Orang Kristen sejati tidak hidup dalam kebanggaan diri, tapi dalam ucapan syukur dan ketergantungan. Segala keberhasilan, baik jasmani maupun rohani, adalah anugerah. Karena itu, kita tidak membanggakan iman kita sebagai pencapaian pribadi. Kita tidak merasa lebih tinggi dari orang lain karena kita percaya. Justru sebaliknya, kita sadar bahwa iman adalah pemberian, bukan hasil kerja kita (Efesus 2:8–9).

Kita hanya boleh bermegah dalam salib Kristus. Galatia 6:14 berkata, “Tetapi aku sekali-kali tidak mau bermegah, selain dalam salib Tuhan kita Yesus Kristus.” Salib adalah lambang kasih, pengorbanan, dan ketaatan total. Salib mengingatkan kita bahwa segala berkat rohani dan keselamatan kita adalah karena darah Yesus, bukan karena kehebatan kita.

Jadi, daripada membanggakan kenyamanan hidup yang kita miliki karena iman, mari kita belajar untuk bersyukur dalam segala keadaan. Dalam kelimpahan, kita bersyukur kepada Tuhan. Dalam kekurangan, kita tetap memuliakan Dia. Dalam penderitaan, kita tidak malu, tetapi kita tetap berdiri teguh sebagai saksi Kristus yang setia.

Pertanyaan Reflektif:

1. Apakah saya secara tidak sadar mulai membanggakan berkat atau kenyamanan hidup saya sebagai hasil iman saya?

2. Apakah saya menyadari bahwa segala yang baik berasal dari Tuhan dan bukan karena kekuatan saya sendiri?

3. Apakah saya bersedia memikul salib, bahkan ketika iman membawa pada kesulitan atau penderitaan?

4. Apakah saya bermegah dalam salib Kristus, atau dalam pencapaian saya sendiri?

Doa Penutup:

Tuhan yang penuh kasih, ampuni aku jika aku pernah merasa bangga karena berkat yang Engkau beri. Ingatkan aku bahwa semua yang baik berasal dari-Mu.

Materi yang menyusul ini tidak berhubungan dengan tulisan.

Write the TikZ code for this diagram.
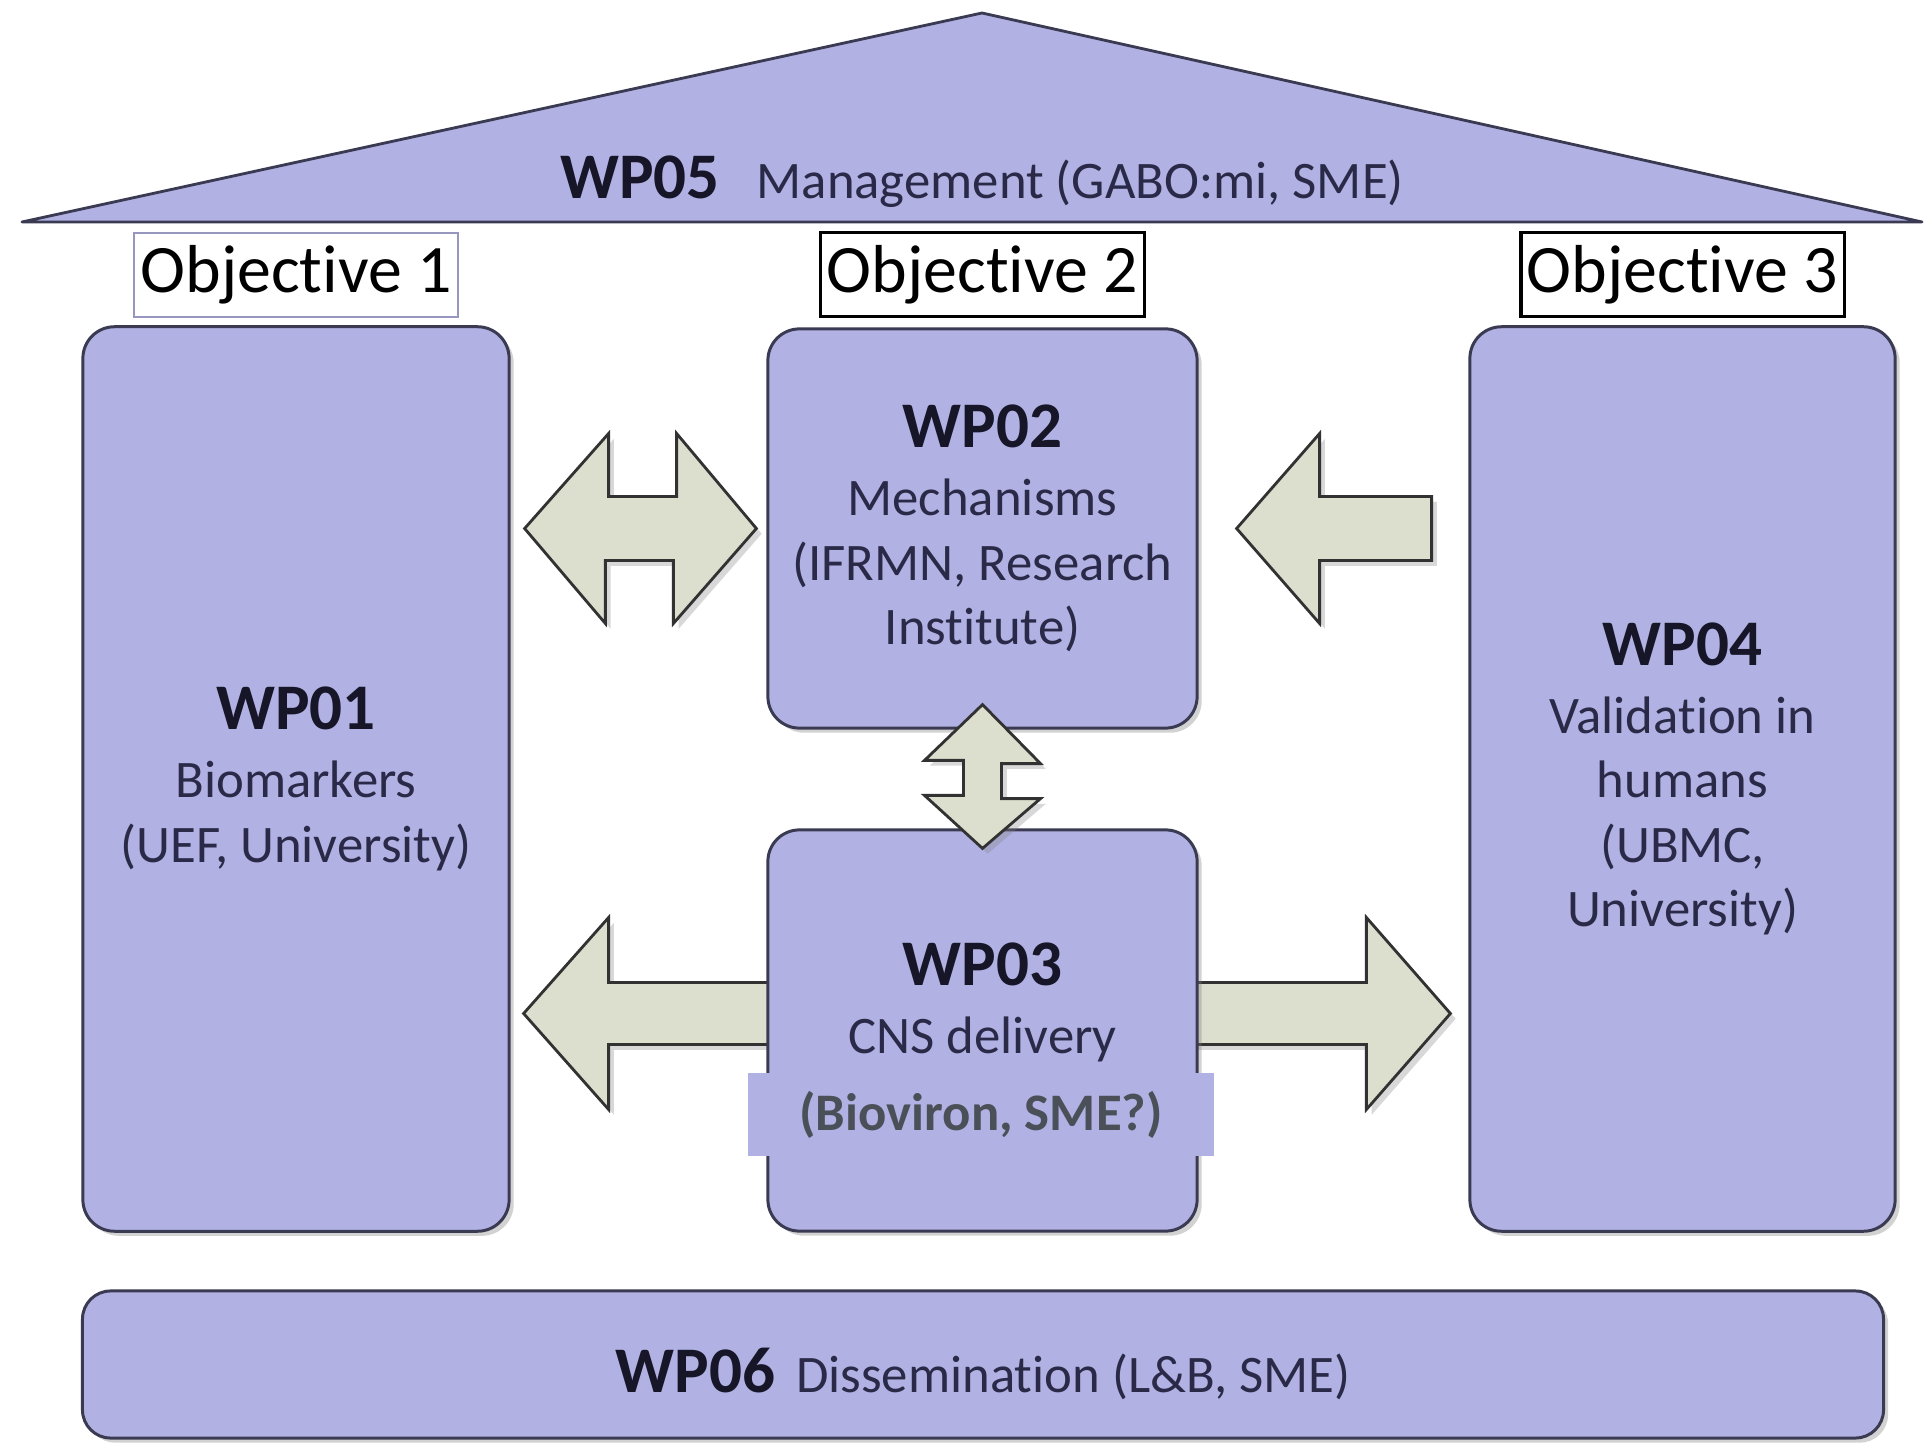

Ajarku untuk tidak mengandalkan kekuatanku sendiri, tetapi selalu bersandar pada kasih karunia-Mu. Tolong aku untuk tidak malu ketika harus menderita karena iman, tetapi justru bermegah dalam salib-Mu. Jadikan aku saksi yang rendah hati, setia, dan selalu memuliakan Engkau, baik dalam suka maupun duka. Dalam nama Tuhan Yesus, aku berdoa. Amin.